In the past decade, corruption in infrastructure contracts and land deals has raged unchecked because those in power began to share the loot with anyone who was likely to object. Throwing crumbs at opposition politicians to buy their silence and rewarding babus through allotment of undeserved flats became a regular feature. “A flat for a signature” seems to have been the policy in the Adarsh Housing Society scandal, where almost every bureaucrat whose concurrence or clearance was crucial (for denotification and conversion of user status) has been allocated super-expensive real estate in Mumbai.
In comparison, the Harshad Mehta scam of 1992 really burst on an age of innocence. The outrage in Parliament over my report on how Mehta had stolen Rs 500 crore from the State Bank of India was fairly genuine. Politicians found it hard to believe that one upstart trader could amass such stupendous wealth from the capital market in so short a time. The Reserve Bank had even called a press conference to deny my subsequent report that the scam was worth around Rs 5,000 crore. Perception changed so rapidly that a few months later, people found it hard to believe Harshad Mehta’s claim that he had bribed P.V. Narasimha Rao, the then prime minister, with a paltry Rs 1 crore. If the Joint Parliamentary Committee (JPC) that investigated the Harshad Mehta scam served any purpose at all, it was to educate our neta-babu class about the immense potential of the capital market as a vehicle to amass wealth, launder black money and convert it into legitimate investment income. After all, one had to hold shares for only a year and, lo and behold, it emerged through the system as tax-free earnings.
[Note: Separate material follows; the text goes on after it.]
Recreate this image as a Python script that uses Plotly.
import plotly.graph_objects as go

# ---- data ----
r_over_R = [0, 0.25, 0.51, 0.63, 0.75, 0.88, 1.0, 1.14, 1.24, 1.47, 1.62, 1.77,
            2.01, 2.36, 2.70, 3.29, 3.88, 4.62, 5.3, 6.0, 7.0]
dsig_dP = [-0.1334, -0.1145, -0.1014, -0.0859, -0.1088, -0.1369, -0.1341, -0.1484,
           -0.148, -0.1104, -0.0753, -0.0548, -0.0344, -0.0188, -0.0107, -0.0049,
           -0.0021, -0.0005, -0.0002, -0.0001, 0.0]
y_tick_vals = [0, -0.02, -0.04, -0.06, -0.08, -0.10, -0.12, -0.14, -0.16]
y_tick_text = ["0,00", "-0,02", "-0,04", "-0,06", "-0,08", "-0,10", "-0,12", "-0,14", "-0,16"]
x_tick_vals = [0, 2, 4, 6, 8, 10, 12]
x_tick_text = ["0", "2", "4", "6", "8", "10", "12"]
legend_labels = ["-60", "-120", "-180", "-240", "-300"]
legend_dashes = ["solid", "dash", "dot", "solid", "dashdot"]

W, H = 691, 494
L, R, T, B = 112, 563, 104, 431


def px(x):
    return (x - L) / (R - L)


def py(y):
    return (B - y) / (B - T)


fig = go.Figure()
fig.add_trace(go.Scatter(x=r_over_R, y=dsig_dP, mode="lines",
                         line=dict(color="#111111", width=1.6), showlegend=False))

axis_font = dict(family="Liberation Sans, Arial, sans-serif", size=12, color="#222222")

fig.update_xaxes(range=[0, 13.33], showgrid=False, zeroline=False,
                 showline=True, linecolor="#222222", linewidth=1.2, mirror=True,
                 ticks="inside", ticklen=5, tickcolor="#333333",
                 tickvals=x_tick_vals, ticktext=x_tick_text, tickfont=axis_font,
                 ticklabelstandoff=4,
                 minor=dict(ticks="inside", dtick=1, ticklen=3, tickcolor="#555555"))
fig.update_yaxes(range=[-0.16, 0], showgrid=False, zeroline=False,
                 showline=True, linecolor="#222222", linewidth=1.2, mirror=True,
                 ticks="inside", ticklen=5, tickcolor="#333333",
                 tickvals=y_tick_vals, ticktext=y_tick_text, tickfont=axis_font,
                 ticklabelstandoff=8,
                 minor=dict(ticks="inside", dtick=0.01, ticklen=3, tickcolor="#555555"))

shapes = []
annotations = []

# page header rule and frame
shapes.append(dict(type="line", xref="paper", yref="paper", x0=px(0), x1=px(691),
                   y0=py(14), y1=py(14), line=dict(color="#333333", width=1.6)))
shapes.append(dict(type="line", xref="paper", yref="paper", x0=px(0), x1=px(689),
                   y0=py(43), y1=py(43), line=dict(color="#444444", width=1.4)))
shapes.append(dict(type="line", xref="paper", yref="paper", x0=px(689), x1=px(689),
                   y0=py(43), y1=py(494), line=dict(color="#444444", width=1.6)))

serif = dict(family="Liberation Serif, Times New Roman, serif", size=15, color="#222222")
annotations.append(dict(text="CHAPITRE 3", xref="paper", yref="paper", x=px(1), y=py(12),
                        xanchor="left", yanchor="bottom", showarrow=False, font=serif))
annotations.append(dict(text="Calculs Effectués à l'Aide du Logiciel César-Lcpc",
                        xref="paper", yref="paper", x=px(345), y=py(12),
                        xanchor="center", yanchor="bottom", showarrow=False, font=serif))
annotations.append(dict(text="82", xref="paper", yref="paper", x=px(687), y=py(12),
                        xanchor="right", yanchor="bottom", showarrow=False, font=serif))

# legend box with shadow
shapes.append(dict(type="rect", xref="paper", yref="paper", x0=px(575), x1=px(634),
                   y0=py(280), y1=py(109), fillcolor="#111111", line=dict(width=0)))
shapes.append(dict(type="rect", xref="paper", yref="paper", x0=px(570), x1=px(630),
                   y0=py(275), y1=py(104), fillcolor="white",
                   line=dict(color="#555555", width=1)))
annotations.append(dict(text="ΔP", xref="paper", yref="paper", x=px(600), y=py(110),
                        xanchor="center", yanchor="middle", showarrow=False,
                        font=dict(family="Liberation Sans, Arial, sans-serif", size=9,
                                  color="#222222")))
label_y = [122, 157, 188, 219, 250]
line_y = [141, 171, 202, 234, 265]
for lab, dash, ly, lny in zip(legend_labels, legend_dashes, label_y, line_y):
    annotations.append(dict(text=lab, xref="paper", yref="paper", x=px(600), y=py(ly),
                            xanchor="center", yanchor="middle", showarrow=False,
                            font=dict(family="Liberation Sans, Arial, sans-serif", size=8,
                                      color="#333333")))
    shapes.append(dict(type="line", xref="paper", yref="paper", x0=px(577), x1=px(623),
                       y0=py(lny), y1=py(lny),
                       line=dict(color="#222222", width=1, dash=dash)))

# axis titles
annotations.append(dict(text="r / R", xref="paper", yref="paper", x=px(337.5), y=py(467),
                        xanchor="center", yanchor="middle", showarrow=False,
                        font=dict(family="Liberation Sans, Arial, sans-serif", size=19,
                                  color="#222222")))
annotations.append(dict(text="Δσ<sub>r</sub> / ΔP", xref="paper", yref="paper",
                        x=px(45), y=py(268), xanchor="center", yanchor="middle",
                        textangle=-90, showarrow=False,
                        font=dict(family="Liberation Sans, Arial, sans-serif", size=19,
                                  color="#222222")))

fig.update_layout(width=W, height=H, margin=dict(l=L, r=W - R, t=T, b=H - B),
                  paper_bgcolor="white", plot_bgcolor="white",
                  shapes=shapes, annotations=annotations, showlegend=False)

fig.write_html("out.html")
This education coincided with the entry of Foreign Institutional Investment (FIIS) into India and provided the perfect opportunity for ‘round-tripping’ of money. Black money left India through hawala channels and returned as super-clean ‘foreign investment’. Is it surprising that demands to disallow non-transparent fii sub-accounts have always been ignored? Or, that despite several known cases of abuse, including the recent investigation involving the Anil Dhirubhai Ambani Group (ADAG) with Union Bank of Switzerland and others, the regulator merely tinkers with the rules?
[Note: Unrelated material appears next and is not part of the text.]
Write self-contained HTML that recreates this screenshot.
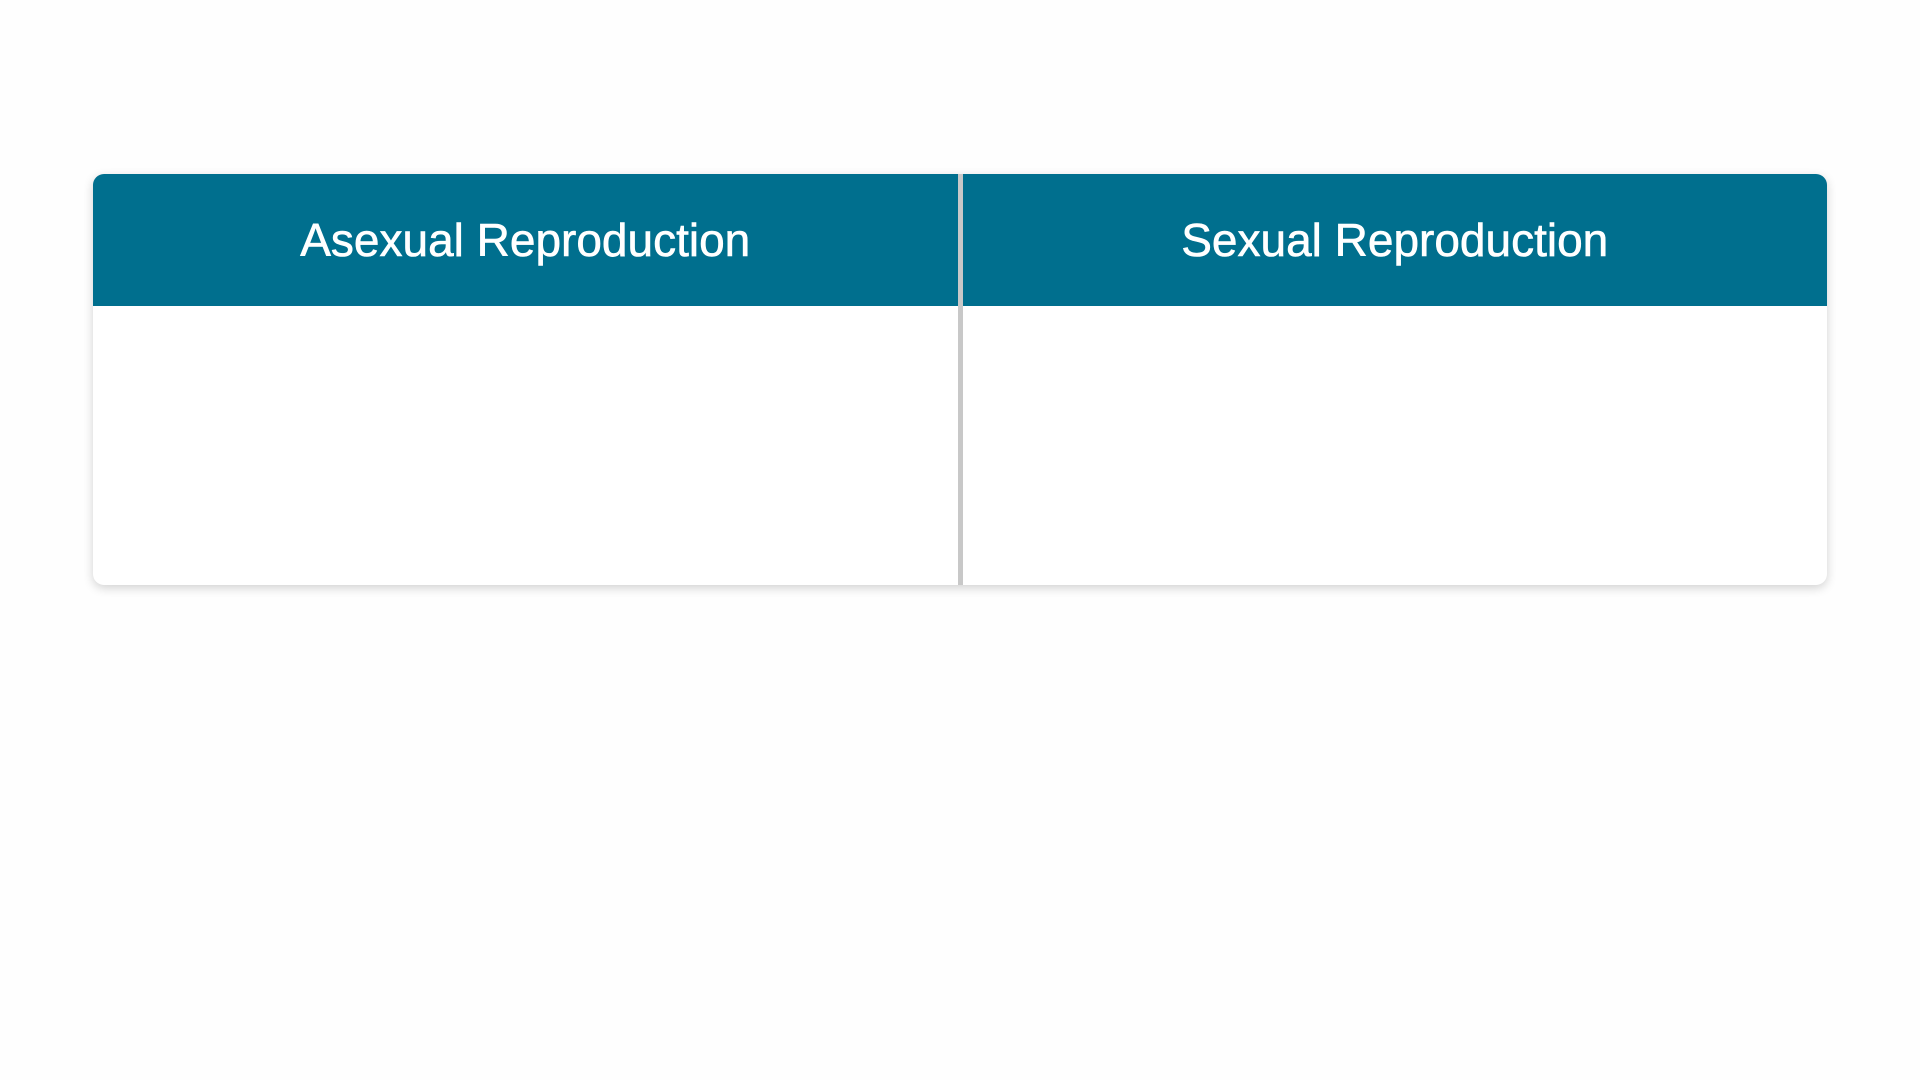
<!DOCTYPE html>
<html><head><meta charset="utf-8"><style>
html,body{margin:0;padding:0;width:1920px;height:1080px;background:#fefefe;overflow:hidden;font-family:"Liberation Sans",sans-serif}
.card{position:absolute;left:93px;top:174px;width:1734px;height:411px;background:#fff;border-radius:11px;box-shadow:0 3px 10px rgba(0,0,0,0.18);overflow:hidden;display:flex}
.col{flex:1;display:flex;flex-direction:column}
.head{height:132px;background:#006f8e;color:#fff;font-size:46px;display:flex;align-items:center;justify-content:center;-webkit-text-stroke:0.6px #fff}
.div{width:5px;background:#c8c8c8}
</style></head><body>
<div class="card">
<div class="col"><div class="head">Asexual Reproduction</div><div style="flex:1"></div></div>
<div class="div"></div>
<div class="col"><div class="head">Sexual Reproduction</div><div style="flex:1"></div></div>
</div>
</body></html>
Sadly, all this interest from business and politicians hasn’t strengthened the capital market. It remains narrow, shallow and illiquid. Official reports now confirm that India’s investor population has shrunk to a third of the 20 million in 1992. This explains why stock prices are so easily manipulated and controlled by a bunch of anonymous moneybags masquerading as institutional investors. Even among Indian institutions, goings-on at the mammoth Life Insurance Corporation and its subsidiary exposed what is an open secret in the market—that government officials loot institutions under their charge to prop up stock prices or lend money to companies under political pressure and for petty gratification. This scam is on its way to a quiet burial without anyone asking why so many former lic top honchos, including one who was a member of the Securities Appellate Tribunal, were on the board of an unknown brokerage firm called Money Matters.